And it should produce a flat file that looks like so:

157.55.32.94,25/Jan/2013,404,US, WA,Redmond
180.76.6.26,25/Jan/2013,200,CN,,Beijing
213.174.154.106,25/Jan/2013,301,UA,,(Unknown city)

We have made a sample access log available here: http://tom-barker.com/data/access_log.

Creating a Data Map in R

So far, you parsed the access log, scrubbed the data, decorated it with location information, and created a flat file that has a subset of information. The next step is to visualize this data.

Because you are making a map, you need to install the map package. Open up R; from the console, type the following:

> install.packages('maps')
> install.packages('mapproj')

Now we can begin! To reference the map package in the R script, you need to load it into memory by calling the library() function:

library(maps)
library(mapproj)

You next create several variables—one to point to our formatted access log data; another is a list of column names. You create a third variable, logData, to hold the data frame created when you read in the flat file:

logDataFile <- '/Applications/MAMP/htdocs/accessLogData.txt'
logColumns <- c("IP", "date", "HTTPstatus", "country", "state", "city")
logData <- read.table(logDataFile, sep=",", col.names=logColumns)

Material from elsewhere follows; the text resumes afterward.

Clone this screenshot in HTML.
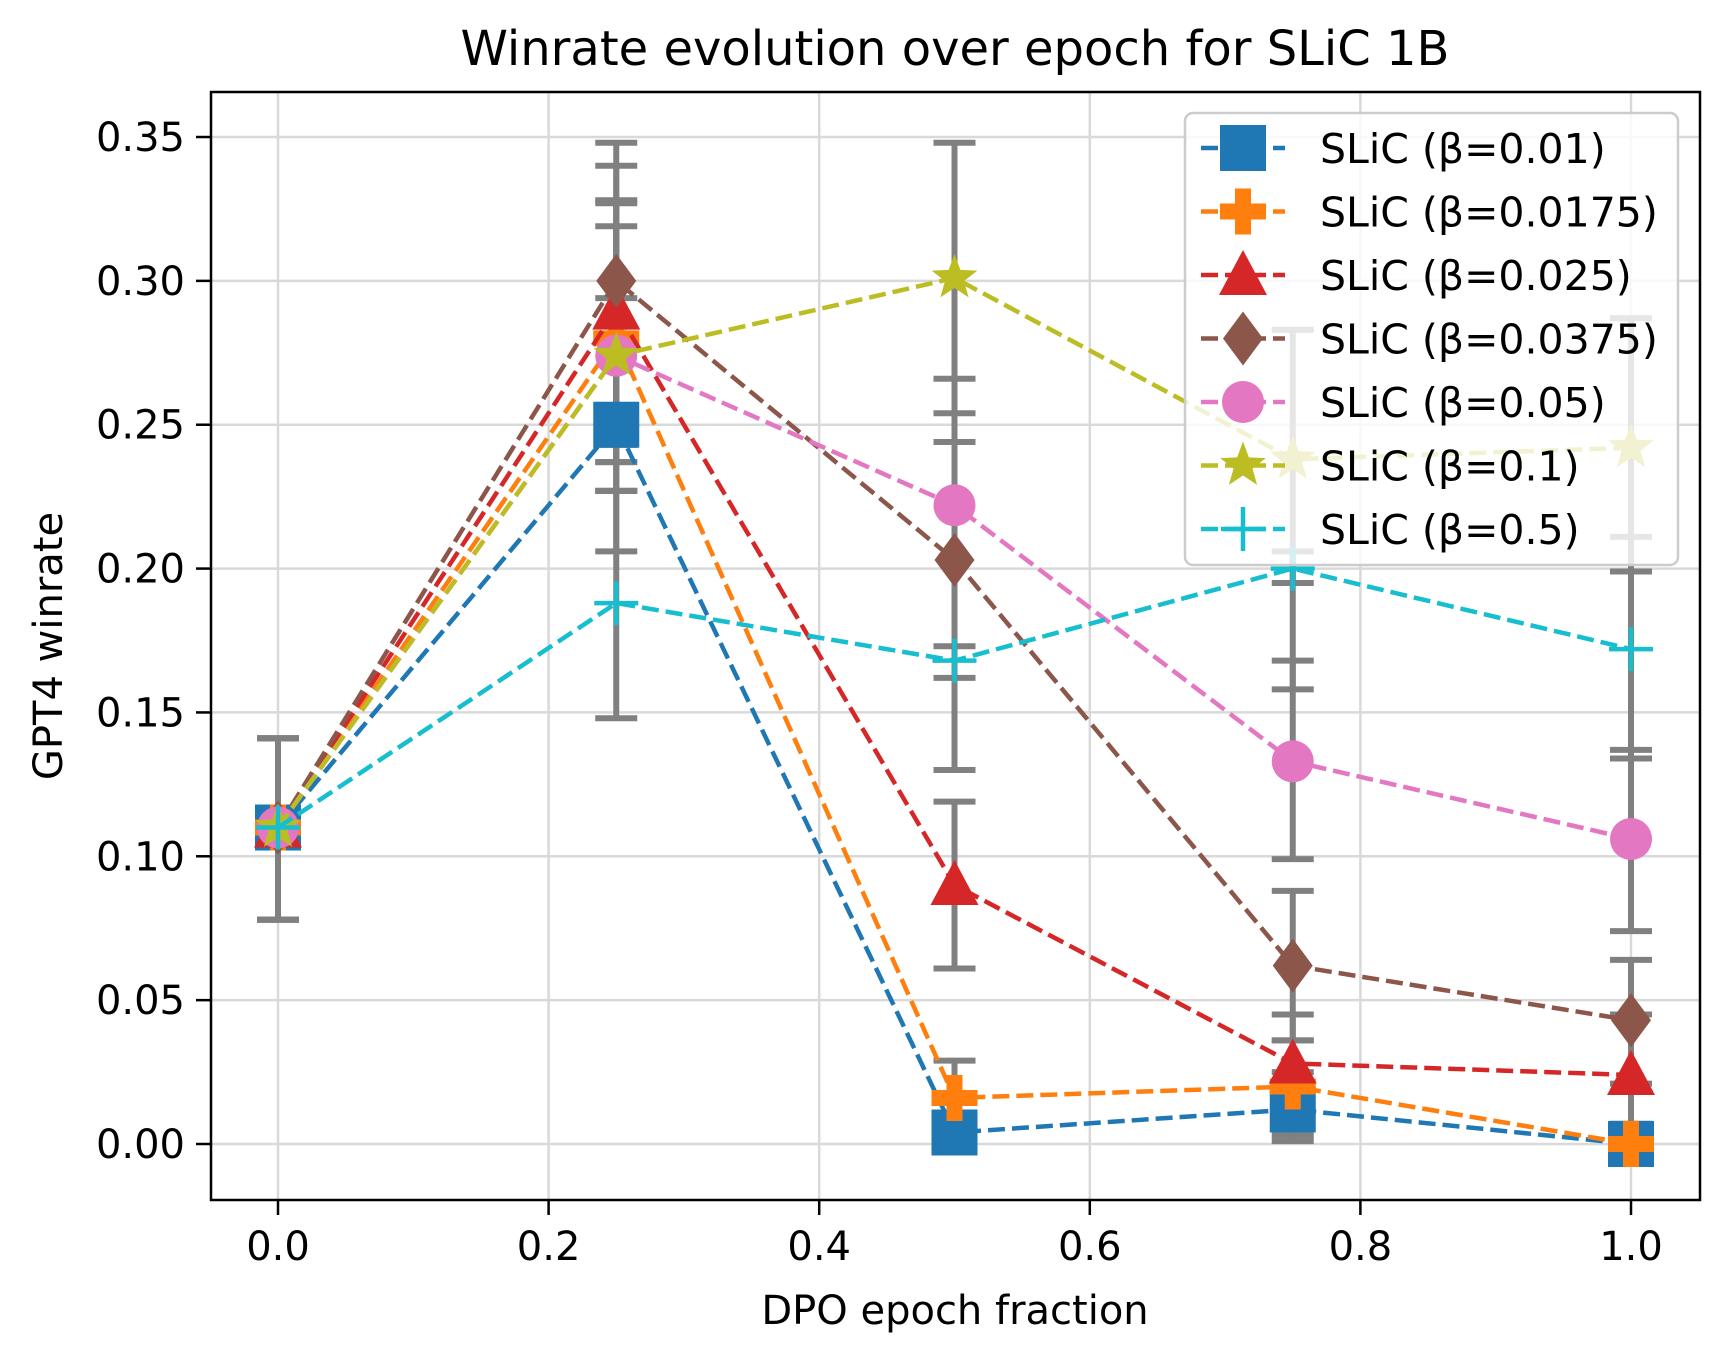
<!DOCTYPE html>
<html><head><meta charset="utf-8"><style>
html,body{margin:0;padding:0;background:#fff;}
svg{display:block;font-family:"DejaVu Sans","Liberation Sans",sans-serif;}
</style></head><body>
<svg id="chart" width="1728" height="1361" viewBox="0 0 1728 1361" xmlns="http://www.w3.org/2000/svg">
<rect x="0" y="0" width="1728" height="1361" fill="#fff"/>
<text x="955" y="65" font-size="48" text-anchor="middle">Winrate evolution over epoch for SLiC 1B</text>
<g id="grid"></g>
<g id="errs"></g>
<g id="series"></g>
<rect x="211" y="92" width="1489" height="1108" fill="none" stroke="#000" stroke-width="2.5"/>
<g id="ticks"></g>
<text x="955" y="1324" font-size="40" text-anchor="middle">DPO epoch fraction</text>
<text transform="translate(62,646) rotate(-90)" font-size="40" text-anchor="middle">GPT4 winrate</text>
<g id="legend"></g>
</svg>
<script>
const xVals=[0,0.25,0.5,0.75,1.0];
const xTicks=[0,0.2,0.4,0.6,0.8,1.0];
const yTicks=[0,0.05,0.1,0.15,0.2,0.25,0.3,0.35];
const labels=["SLiC (β=0.01)","SLiC (β=0.0175)","SLiC (β=0.025)","SLiC (β=0.0375)","SLiC (β=0.05)","SLiC (β=0.1)","SLiC (β=0.5)"];
const colors=["#1f77b4","#ff7f0e","#d62728","#8c564b","#e377c2","#bcbd22","#17becf"];
const markers=["square","plus","triangle","diamond","circle","star","thin"];
const s001=[0.11,0.25,0.004,0.012,0.0];
const s0175=[0.11,0.28,0.016,0.02,0.0];
const s025=[0.11,0.29,0.09,0.028,0.024];
const s0375=[0.11,0.30,0.203,0.062,0.043];
const s05=[0.11,0.274,0.222,0.133,0.106];
const s1=[0.11,0.274,0.301,0.238,0.242];
const s5=[0.11,0.188,0.168,0.2,0.172];
const lo001=[0.078,0.206,0.0,0.001,0.0], hi001=[0.141,0.294,0.016,0.025,0.007];
const lo0175=[0.078,0.227,0.003,0.003,0.0], hi0175=[0.141,0.327,0.029,0.036,0.007];
const lo025=[0.078,0.237,0.061,0.011,0.007], hi025=[0.141,0.340,0.119,0.045,0.045];
const lo0375=[0.078,0.243,0.162,0.036,0.021], hi0375=[0.141,0.348,0.244,0.088,0.064];
const lo05=[0.078,0.227,0.173,0.099,0.074], hi05=[0.141,0.319,0.266,0.168,0.137];
const lo1=[0.078,0.237,0.254,0.195,0.199], hi1=[0.141,0.328,0.348,0.283,0.287];
const lo5=[0.078,0.148,0.130,0.158,0.134], hi5=[0.141,0.227,0.244,0.206,0.211];
const series=[s001,s0175,s025,s0375,s05,s1,s5];
const los=[lo001,lo0175,lo025,lo0375,lo05,lo1,lo5];
const his=[hi001,hi0175,hi025,hi0375,hi05,hi1,hi5];
const NS="http://www.w3.org/2000/svg";
function X(v){return 278+v*1353;}
function Y(v){return 1144-v*2877.1;}
function mk(tag,attrs,parent){const e=document.createElementNS(NS,tag);for(const k in attrs)e.setAttribute(k,attrs[k]);parent.appendChild(e);return e;}
const grid=document.getElementById('grid'),ticks=document.getElementById('ticks');
xTicks.forEach(t=>{
  const g=mk('line',{x1:X(t),x2:X(t),y1:92,y2:1200,stroke:'#d9d9d9','stroke-width':2.5},grid);
  
  
  mk('line',{x1:X(t),x2:X(t),y1:1200,y2:1215,stroke:'#000','stroke-width':2.5},ticks);
  const l=mk('text',{x:X(t),y:1260,'font-size':40,'text-anchor':'middle'},ticks);
  
  
  l.textContent=t.toFixed(1);
});
yTicks.forEach(t=>{
  const g=mk('line',{x1:211,x2:1700,y1:Y(t),y2:Y(t),stroke:'#d9d9d9','stroke-width':2.5},grid);
  
  
  mk('line',{x1:196,x2:211,y1:Y(t),y2:Y(t),stroke:'#000','stroke-width':2.5},ticks);
  const l=mk('text',{x:185,y:Y(t)+14,'font-size':40,'text-anchor':'end'},ticks);
  
  
  l.textContent=t.toFixed(2);
});
function marker(type,cx,cy,c,parent){
  let e;
  if(type==='square')e=mk('rect',{x:cx-23,y:cy-23,width:46,height:46,fill:c},parent);
  else if(type==='plus')e=mk('path',{d:`M${cx-8},${cy-23}h16v15h15v16h-15v15h-16v-15h-15v-16h15z`,fill:c},parent);
  else if(type==='triangle')e=mk('path',{d:`M${cx},${cy-25}L${cx+24},${cy+20}L${cx-24},${cy+20}z`,fill:c},parent);
  else if(type==='diamond')e=mk('path',{d:`M${cx},${cy-27}L${cx+20},${cy}L${cx},${cy+27}L${cx-20},${cy}z`,fill:c},parent);
  else if(type==='circle')e=mk('circle',{cx:cx,cy:cy,r:21,fill:c},parent);
  else if(type==='star'){let d='';for(let i=0;i<10;i++){const r=i%2?10:24,a=-Math.PI/2+i*Math.PI/5;d+=(i?'L':'M')+(cx+r*Math.cos(a))+','+(cy+r*Math.sin(a));}e=mk('path',{d:d+'z',fill:c},parent);}
  else e=mk('path',{d:`M${cx-22},${cy}h44M${cx},${cy-22}v44`,stroke:c,'stroke-width':4.5,fill:'none'},parent);
  return e;
}
const errs=document.getElementById('errs'),sg=document.getElementById('series');
series.forEach((s,i)=>{
  xVals.forEach((xv,j)=>{
    const g=mk('g',{stroke:'#808080','stroke-width':6},errs);
    
    
    mk('line',{x1:X(xv),x2:X(xv),y1:Y(los[i][j]),y2:Y(his[i][j])},g);
    mk('line',{x1:X(xv)-21,x2:X(xv)+21,y1:Y(los[i][j]),y2:Y(los[i][j])},g);
    mk('line',{x1:X(xv)-21,x2:X(xv)+21,y1:Y(his[i][j]),y2:Y(his[i][j])},g);
  });
});
series.forEach((s,i)=>{
  const g=mk('g',{},sg);
  
  
  const p=mk('polyline',{points:s.map((v,j)=>X(xVals[j])+','+Y(v)).join(' '),fill:'none',stroke:colors[i],'stroke-width':4.5,'stroke-dasharray':'17,7'},g);
  
  
  s.forEach((v,j)=>{const m=marker(markers[i],X(xVals[j]),Y(v),colors[i],g);
    
    });
});
const lg=document.getElementById('legend');
mk('rect',{x:1185,y:113,width:493,height:452,rx:8,fill:'#fff','fill-opacity':0.8,stroke:'#ccc','stroke-width':2.5},lg);
labels.forEach((lab,i)=>{
  const y=148+i*63.5;
  const e=mk('g',{},lg);
  
  
  mk('line',{x1:1201,x2:1285,y1:y,y2:y,stroke:colors[i],'stroke-width':4.5,'stroke-dasharray':'17,7'},e);
  marker(markers[i],1243,y,colors[i],e);
  const t=mk('text',{x:1320,y:y+15,'font-size':41},e);
  t.textContent=lab;
});
</script>
</body></html>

If you type logData in the console, you see the data frame formatted like this:

> logData
                            IP        date HTTPstatus country state           city
1                100.43.83.146 25/Jan/2013        404      US    NV      Las Vegas
2                100.43.83.146 25/Jan/2013        301      US    NV      Las Vegas
3                64.29.151.221 25/Jan/2013        200      US    XX (Unknown city)
4                  180.76.6.26 25/Jan/2013        200      CN    XX        Beijing

Clearly you could start to track several different data points here. Let’s first look at mapping out what countries the traffic is coming from.

Mapping Geographic Data

You can begin by pulling the unique country names from logData. You’ll store this in a variable named country:

> country <- unique(logData$country)

If you type country in the console, the data looks like the following:

> country
[1] US CN CA SE UA
Levels: CA CN SE UA US

These are the country codes that you get back from iphost.info. R has a different set of country codes that it uses, so you’ll need to convert the iphost country codes to R country codes. You can do this by applying a function to the country list.

You’ll use sapply() to apply an anonymous function of your own design to the list of country codes. In the anonymous function, you’ll trim any whitespace and do a direct replacement of country codes. You will use the gsub() function to do a replacement of all instances of the passed-in parameter:

country <- sapply(country, function(countryCode){
  #trim whitespaces from the country code
  countryCode <- gsub("(^ +)|( +$)", "", countryCode)
  if(countryCode == "US"){
    countryCode<- "USA"
  }else if(countryCode == "CN"){
    countryCode<- "China"
  }else if(countryCode == "CA"){
    countryCode<- "Canada"
  }else if(countryCode == "SE"){
    countryCode<- "Sweden"
  }else if(countryCode == "UA"){
    countryCode<- "USSR"
  }
})

There are a couple of things to notice about the preceding source code. First is that you are hard-coding every country code that you have. This is, of course, bad form, and you’ll approach this problem a very different way once you dig into state data. The second thing to notice is that you have the country code “UA”, which is for the Ukraine, and you need to convert that to “USSR”. Apparently that aspect of the map package hasn’t been updated since the fall of the Soviet Union in 1991.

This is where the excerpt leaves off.